My friend told me when she listened to the podcast she understood more what it’s like for me. I don’t know how she happened upon the podcast. Whether it was by “accident” or she searched for it but it’s comforting to know that she listened to try to understand. There is a line in the article where it says “there is no grief so raw as losing a twin”. I know that I didn’t really feel heard until I went to the Twinless Twins conference. No one else truly understood what it felt like. For 32 years I went out into the world as a pair and now I wasn’t. Even people from high school that I didn’t know knew who we were because we were twins.
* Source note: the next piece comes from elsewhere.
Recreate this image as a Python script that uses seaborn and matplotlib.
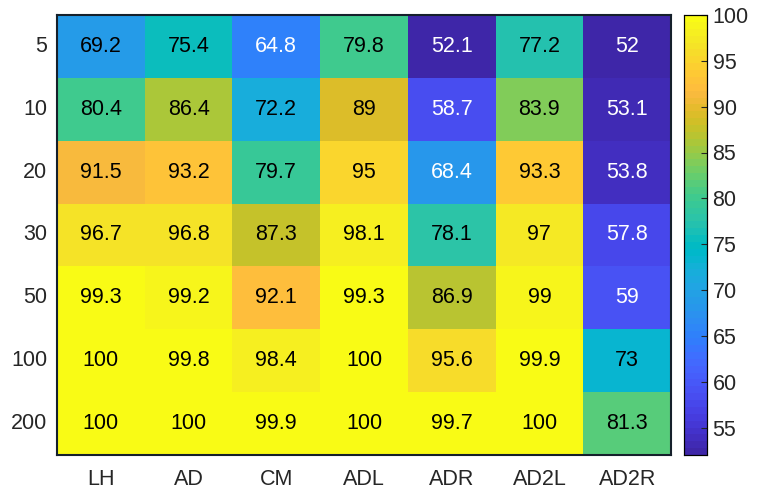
import numpy as np
import pandas as pd
import seaborn as sns
import matplotlib.pyplot as plt
from matplotlib.colors import ListedColormap

rows = ["5", "10", "20", "30", "50", "100", "200"]
cols = ["LH", "AD", "CM", "ADL", "ADR", "AD2L", "AD2R"]

lh = [69.2, 80.4, 91.5, 96.7, 99.3, 100, 100]
ad = [75.4, 86.4, 93.2, 96.8, 99.2, 99.8, 100]
cm = [64.8, 72.2, 79.7, 87.3, 92.1, 98.4, 99.9]
adl = [79.8, 89, 95, 98.1, 99.3, 100, 100]
adr = [52.1, 58.7, 68.4, 78.1, 86.9, 95.6, 99.7]
ad2l = [77.2, 83.9, 93.3, 97, 99, 99.9, 100]
ad2r = [52, 53.1, 53.8, 57.8, 59, 73, 81.3]

# MATLAB parula (64 entries)
parula = [
    [0.2422, 0.1504, 0.6603], [0.2504, 0.1650, 0.7076], [0.2578, 0.1818, 0.7511], [0.2647, 0.1978, 0.7952],
    [0.2706, 0.2147, 0.8364], [0.2751, 0.2342, 0.8710], [0.2783, 0.2559, 0.8991], [0.2803, 0.2782, 0.9221],
    [0.2813, 0.3006, 0.9414], [0.2810, 0.3228, 0.9579], [0.2795, 0.3447, 0.9717], [0.2760, 0.3667, 0.9829],
    [0.2699, 0.3892, 0.9906], [0.2602, 0.4123, 0.9952], [0.2440, 0.4358, 0.9988], [0.2206, 0.4603, 0.9973],
    [0.1963, 0.4847, 0.9892], [0.1834, 0.5074, 0.9798], [0.1786, 0.5289, 0.9682], [0.1764, 0.5499, 0.9520],
    [0.1687, 0.5703, 0.9359], [0.1540, 0.5902, 0.9218], [0.1460, 0.6091, 0.9079], [0.1380, 0.6276, 0.8973],
    [0.1248, 0.6459, 0.8883], [0.1113, 0.6635, 0.8763], [0.0952, 0.6798, 0.8598], [0.0689, 0.6948, 0.8394],
    [0.0297, 0.7082, 0.8163], [0.0036, 0.7203, 0.7917], [0.0067, 0.7312, 0.7660], [0.0433, 0.7411, 0.7394],
    [0.0964, 0.7500, 0.7120], [0.1408, 0.7584, 0.6842], [0.1717, 0.7670, 0.6554], [0.1938, 0.7758, 0.6251],
    [0.2161, 0.7843, 0.5923], [0.2470, 0.7918, 0.5567], [0.2906, 0.7973, 0.5188], [0.3406, 0.8008, 0.4789],
    [0.3909, 0.8029, 0.4354], [0.4456, 0.8024, 0.3909], [0.5044, 0.7993, 0.3480], [0.5616, 0.7942, 0.3045],
    [0.6174, 0.7876, 0.2612], [0.6720, 0.7793, 0.2227], [0.7242, 0.7698, 0.1910], [0.7738, 0.7598, 0.1646],
    [0.8203, 0.7498, 0.1535], [0.8634, 0.7406, 0.1596], [0.9035, 0.7330, 0.1774], [0.9393, 0.7288, 0.2100],
    [0.9728, 0.7298, 0.2394], [0.9956, 0.7434, 0.2371], [0.9970, 0.7659, 0.2199], [0.9952, 0.7893, 0.2028],
    [0.9892, 0.8136, 0.1885], [0.9786, 0.8386, 0.1766], [0.9676, 0.8639, 0.1643], [0.9610, 0.8890, 0.1537],
    [0.9597, 0.9135, 0.1423], [0.9628, 0.9373, 0.1265], [0.9691, 0.9606, 0.1064], [0.9769, 0.9839, 0.0805],
]
cmap = ListedColormap(parula)

df = pd.DataFrame({"LH": lh, "AD": ad, "CM": cm, "ADL": adl, "ADR": adr, "AD2L": ad2l, "AD2R": ad2r}, index=rows)
labels = df.map(lambda v: f"{v:g}")

plt.rcParams["font.family"] = ["Liberation Sans", "DejaVu Sans"]
W, H = 764, 492
fig = plt.figure(figsize=(W / 100, H / 100), dpi=100)
ax = fig.add_axes([57 / W, (H - 455) / H, (671 - 57) / W, (455 - 15) / H])
cax = fig.add_axes([684 / W, (H - 455) / H, (707 - 684) / W, (455 - 15) / H])

sns.heatmap(df, ax=ax, cbar_ax=cax, cmap=cmap, vmin=52, vmax=100, annot=labels, fmt="",
            annot_kws={"fontsize": 15.5}, linewidths=0)

# text colours like MATLAB (white on dark cells)
for t, v in zip(ax.texts, df.values.flatten()):
    t.set_color("white" if v < 69 else "black")

ax.tick_params(axis="y", length=0, labelsize=15.5, colors="#262626", pad=7)
ax.tick_params(axis="x", length=0, labelsize=15.5, colors="#262626", pad=10)
ax.set_yticklabels(rows, rotation=0)
ax.set_xticklabels(cols, rotation=0)
ax.set_xlabel("")
ax.set_ylabel("")
for s in ax.spines.values():
    s.set_visible(True)
    s.set_color("#15202b")
    s.set_linewidth(1.5)

cax.set_yticks(range(55, 101, 5))
cax.tick_params(axis="y", direction="in", length=4, width=0.8, labelsize=15.5, colors="#262626", pad=4)
cax.yaxis.set_ticks_position("right")
for s in cax.spines.values():
    s.set_visible(True)
    s.set_color("black")
    s.set_linewidth(0.8)

fig.savefig("out.png", dpi=100)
When I went to visit my friend in Vancouver in 2007 we talked a lot about Janet. We both wrote notes to put in a box at one exhibit at the Museum in honour of Janet. As much as she was the most supportive person I could have at that time there were still things that I didn’t tell her. Janet bought me the Rachael Ray book $40 a day where she travels to different cities and eats 3 meals on $40 a day…as the title suggests. I walked to this cafe called death by chocolate and had a piece of cake and a cup of tea (honestly that part I can’t remember). I sat in the corner and cried because it felt so wrong doing it without Janet. We were supposed to go together.
Today it is 14 years after the day that my life changed forever. I keep wishing for a time when the month of September won’t bring with it this cloud that seems to hang over me. The inevitable heaviness that doesn’t leave until after the anniversary is over. Last night I stood in front of the cards that my friend drew that are hanging on my bedroom wall. They make me smile. I changed my cover photo on Facebook. A friend of mine from church told me that is her favourite picture…it’s mine too. It so clearly represents our bond.
This is the poem that I chose for Janet’s memorial card.
Afterglow by Helen Lowrie Marshall
I’d like the memory of me to be a happy one.
I’d like to leave an afterglow of smiles when life is done.
I’d like to leave an echo whispering softly down the ways,
Of happy times and laughing times and bright and sunny days.
I’d like the tears of those who grieve, to dry before the sun;
Of happy memories that I leave when life is done.